Klein will now serve as the deputy to Stewart-Cousins. Sen. Mike Gianaris, the former deputy for the mainline conference, is set to become the conference chairman, making him the third ranking lawmaker among Senate Democrats.

And there was grumbling from Republicans, who could lose the majority by the end of this month, pending the outcome of two special elections. Cuomo’s push for Democrats, they argue, is based on the primary challenge he’s received from Cynthia Nixon, an actress and advocate for public education.

“Obviously it’s political,” said Sen. John DeFrancisco, a Syracuse Republican. “He thinks it’s important to unite the Democrats. That’s a position I can understand especially when he’s getting hit hard from the left, and the right and in between.”

Cuomo has been under increased pressure from the left to help Democrats. His liberal critics have argued the IDC-Republican arrangement in the Senate has stifled needed legislation. Democrats hope the end of the session could see criminal justice reforms, including cashless bail for New York.

“I think that if you look at the governor’s actions over the last few weeks, I think it’s very showing and telling that he is trying to do all he can to get a Democratic Senate,” said Assembly Speaker Carl Heastie.

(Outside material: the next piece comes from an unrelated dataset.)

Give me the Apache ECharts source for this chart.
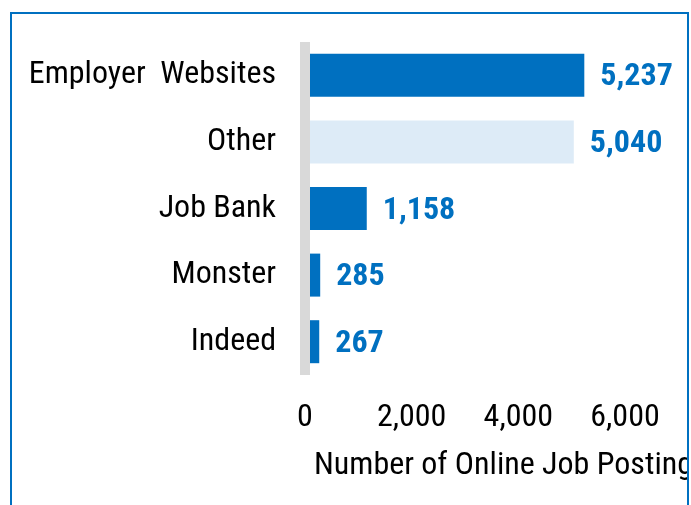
<!DOCTYPE html>
<html>
<head>
<meta charset="utf-8">
<script src="https://cdn.jsdelivr.net/npm/echarts@6/dist/echarts.min.js"></script>
<style>
html,body{margin:0;padding:0;background:#fff;}
#chart{width:691px;height:505px;}
</style>
</head>
<body>
<div id="chart"></div>
<script>
const categories = ['Employer  Websites', 'Other', 'Job Bank', 'Monster', 'Indeed'];
const postings = [5237, 5040, 1158, 285, 267];
const xTicks = [0, 2000, 4000, 6000];
const axisTitle = 'Number of Online Job Postings';

const FONT = "'Roboto Condensed', Roboto, sans-serif";
const FS = 32;
const BLUE = '#0070C0';
const LIGHT = '#DDEBF7';
const fmt = v => Number(v).toLocaleString('en-US');

const chart = echarts.init(document.getElementById('chart'), null, {renderer: 'canvas'});
chart.setOption({
  backgroundColor: '#ffffff',
  animation: false,
  title: {
    text: axisTitle,
    left: 309,
    top: 445,
    textStyle: {fontFamily: FONT, fontSize: FS, fontWeight: 'normal', color: '#000'}
  },
  grid: {left: 305, right: 66, top: 42, bottom: 130, containLabel: false, outerBoundsMode: 'none'},
  xAxis: {
    type: 'value',
    min: xTicks[0],
    max: xTicks[xTicks.length - 1],
    interval: xTicks[1] - xTicks[0],
    axisLine: {show: false},
    axisTick: {show: false},
    splitLine: {show: false},
    axisLabel: {
      margin: 27,
      fontFamily: FONT, fontSize: FS, color: '#000',
      formatter: v => fmt(v)
    }
  },
  yAxis: {
    type: 'category',
    data: categories,
    inverse: true,
    z: 5,
    axisLine: {show: true, lineStyle: {color: '#D9D9D9', width: 10, cap: 'butt'}},
    axisTick: {show: false},
    axisLabel: {margin: 29, fontFamily: FONT, fontSize: FS, color: '#000', padding: [4, 0, 0, 0]}
  },
  series: [{
    type: 'bar',
    data: postings,
    barWidth: 43,
    itemStyle: {
      color: p => (p.name === 'Other' ? LIGHT : BLUE)
    },
    label: {
      show: true,
      position: 'right',
      distance: 16,
      offset: [0, 2],
      fontFamily: FONT,
      fontSize: FS,
      fontWeight: 'bold',
      color: BLUE,
      formatter: p => fmt(p.value)
    }
  }],
  graphic: [
    {type: 'rect', z: 100, shape: {x: 689, y: 0, width: 10, height: 505}, style: {fill: '#fff'}},
    {type: 'rect', z: 101, shape: {x: 11, y: 13, width: 677, height: 600}, style: {fill: null, stroke: BLUE, lineWidth: 2}}
  ]
});
</script>
</body>
</html>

Complicating matters is Sen. Simcha Felder, a Democrat who conferences with the Republicans and could switch sides. Should Democrats win two vacant seats in an April 24 special election, Democrats would have a working majority. Senate Minority Leader Andrea Stewart-Cousins says she’s hopeful it can happen.

“I’ve had a great working relationship with him over the years,” Stewart-Cousins said, “and I’ve made it no secret he would be a very good person for our conference.”